Las demandas específicas por las condiciones de trabajo que las parteras de las maternidades municipales sufrían, se multiplicaron. Los reclamos puntuales se centraron en el problema de las ad honorem y del exceso de horas de trabajo, y en las guardias demasiado extensas (Svetliza, 1940, pp. 19-20). El intendente porteño, el Concejo Deliberante e incluso el Congreso de la Nación fueron los interlocutores elegidos por las parteras. Existían regulaciones muy laxas respecto de los horarios de trabajo y de las guardias, que podían ser de más de 24 horas. Esto comprometía el trabajo externo al hospital que las trabajadoras pudieran ofrecer y, por primera vez, las parteras se compararon con otras mujeres a la hora de exigir mejores condiciones para su labor; se afirmaron mediante la invocación de los derechos que las obreras tenían: jornadas de trabajo limitadas, sábado inglés, feriados y fines de semana (Ibíd., p. 20).

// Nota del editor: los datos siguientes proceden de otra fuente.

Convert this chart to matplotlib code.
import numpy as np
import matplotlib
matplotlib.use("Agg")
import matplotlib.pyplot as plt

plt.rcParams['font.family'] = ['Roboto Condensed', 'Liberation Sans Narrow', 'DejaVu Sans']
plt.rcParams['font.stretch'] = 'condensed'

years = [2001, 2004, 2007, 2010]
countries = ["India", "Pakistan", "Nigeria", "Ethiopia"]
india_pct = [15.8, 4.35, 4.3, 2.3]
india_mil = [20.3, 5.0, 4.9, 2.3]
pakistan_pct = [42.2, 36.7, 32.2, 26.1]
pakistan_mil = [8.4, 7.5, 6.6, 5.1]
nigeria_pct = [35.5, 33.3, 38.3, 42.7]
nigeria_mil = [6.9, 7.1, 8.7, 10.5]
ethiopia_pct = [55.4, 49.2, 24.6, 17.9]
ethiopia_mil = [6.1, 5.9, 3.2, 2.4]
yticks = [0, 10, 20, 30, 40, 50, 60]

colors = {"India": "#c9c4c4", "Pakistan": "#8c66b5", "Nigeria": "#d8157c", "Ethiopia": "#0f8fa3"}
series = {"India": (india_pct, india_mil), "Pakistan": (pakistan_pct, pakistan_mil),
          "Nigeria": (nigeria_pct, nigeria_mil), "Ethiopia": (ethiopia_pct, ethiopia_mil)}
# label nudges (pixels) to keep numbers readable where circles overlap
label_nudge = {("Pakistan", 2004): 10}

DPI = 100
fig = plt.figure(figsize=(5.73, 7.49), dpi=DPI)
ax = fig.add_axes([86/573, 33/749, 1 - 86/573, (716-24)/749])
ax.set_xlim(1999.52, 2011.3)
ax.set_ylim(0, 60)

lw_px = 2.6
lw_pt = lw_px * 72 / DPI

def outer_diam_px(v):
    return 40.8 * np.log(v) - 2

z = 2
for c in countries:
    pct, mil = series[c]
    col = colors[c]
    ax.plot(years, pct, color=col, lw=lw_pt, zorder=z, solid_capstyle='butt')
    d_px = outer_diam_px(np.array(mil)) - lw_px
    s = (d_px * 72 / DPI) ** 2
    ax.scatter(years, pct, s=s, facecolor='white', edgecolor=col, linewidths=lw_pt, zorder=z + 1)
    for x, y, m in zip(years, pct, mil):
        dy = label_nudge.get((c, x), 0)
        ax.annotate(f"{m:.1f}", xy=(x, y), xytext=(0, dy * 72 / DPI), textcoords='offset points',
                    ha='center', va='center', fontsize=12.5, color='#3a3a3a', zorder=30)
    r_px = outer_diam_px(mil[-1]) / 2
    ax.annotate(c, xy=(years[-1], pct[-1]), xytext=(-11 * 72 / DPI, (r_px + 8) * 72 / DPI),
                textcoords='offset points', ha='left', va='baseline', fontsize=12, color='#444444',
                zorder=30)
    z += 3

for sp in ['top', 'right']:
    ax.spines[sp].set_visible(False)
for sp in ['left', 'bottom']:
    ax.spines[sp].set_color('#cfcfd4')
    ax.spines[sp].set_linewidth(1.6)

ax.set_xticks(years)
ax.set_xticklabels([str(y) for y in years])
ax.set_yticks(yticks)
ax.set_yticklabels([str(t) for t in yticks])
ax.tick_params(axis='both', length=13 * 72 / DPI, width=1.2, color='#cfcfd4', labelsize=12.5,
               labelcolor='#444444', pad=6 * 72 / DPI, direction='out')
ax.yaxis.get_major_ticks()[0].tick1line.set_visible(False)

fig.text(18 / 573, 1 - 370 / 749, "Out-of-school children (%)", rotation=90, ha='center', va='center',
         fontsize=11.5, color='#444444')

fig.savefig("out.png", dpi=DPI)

Por otro lado, el perfil de las parteras se había diversificado y despuntaba una nueva generación, integrada por mujeres jóvenes recientemente graduadas que ocupaban lugares en los hospitales y maternidades, y que no estaban igualmente interesadas o no habían tenido las mismas posibilidades que sus antecesoras en la atención privada. Las parteras más tradicionales mantenían una mirada suspicaz sobre estas jóvenes que ocupaban lugares en los hospitales como agregadas o ad honorem. Finalmente, se generó una situación de enfrentamiento y las parteras de los hospitales pusieron en cuestión la capacidad de sus colegas, adjudicaron a los partos provenientes de “la ciudad”, es decir, a los iniciados y/o atendidos fuera del hospital, los principales índices de distocias (Casas, 1942, p. 2). Se trató de una cuestión que no alcanzó mayores dimensiones y fue resuelta rápidamente por la dirigencia del gremio, pero fue un signo notable de la diversificación de intereses entre las obstétricas. Nuevas maneras de ejercer la profesión tendían a imponerse y cualquier organización que pretendiera unificar la representación de las parteras debía tener en cuenta una variedad de situaciones que no estaban instaladas entre las tradicionales reivindicaciones del colectivo.

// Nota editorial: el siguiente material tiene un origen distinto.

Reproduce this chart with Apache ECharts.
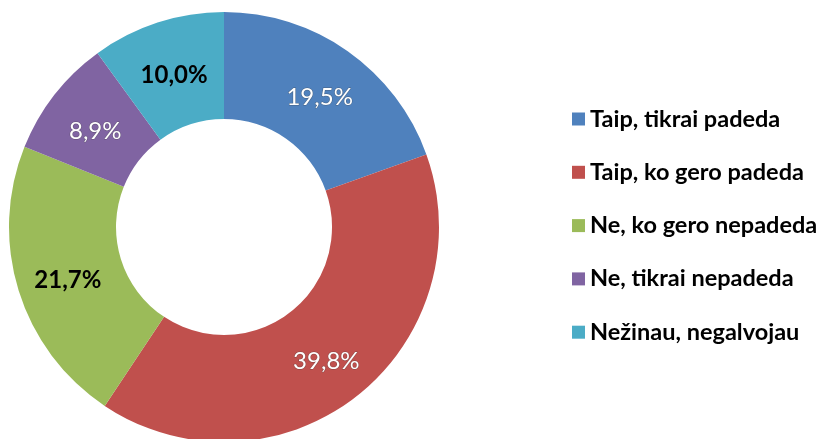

En la década del 40 surgieron cuestiones nuevas. Al trabajo en los hospitales municipales se agregó el que clínicas y sanatorios de gestión privada o filantrópica podían ofrecer. Esto representaba un escenario diferente donde “una moda” se imponía y habilitaba a que enfermeras y ayudantes no diplomadas ni habilitadas participaran de los nacimientos como colaboradoras de los médicos. En algunos casos, esto no era del todo nuevo: las instituciones altamente jerarquizadas tenían esta práctica, pero conforme la presión por la atención de los partos en instituciones aumentó y la diversidad de la gestión creció, esto resultaba más frecuente. Esa situación se agravaba en tanto las autoridades del área de salud no fijaban honorarios ni aranceles, algo frecuente hasta mediados de la década de 1940 para varios gremios de la salud. Por otro lado, resultaba cada vez más evidente que ya no era el Estado porteño el único interlocutor con el cual terciar para obtener mejores condiciones de trabajo, y eso exigía nuevas estrategias, entre ellas sumarse a otras organizaciones profesionales que disputaban medidas similares, como las asociaciones de médicos que lideraban esos reclamos y negociaciones (Ibíd., p. 2).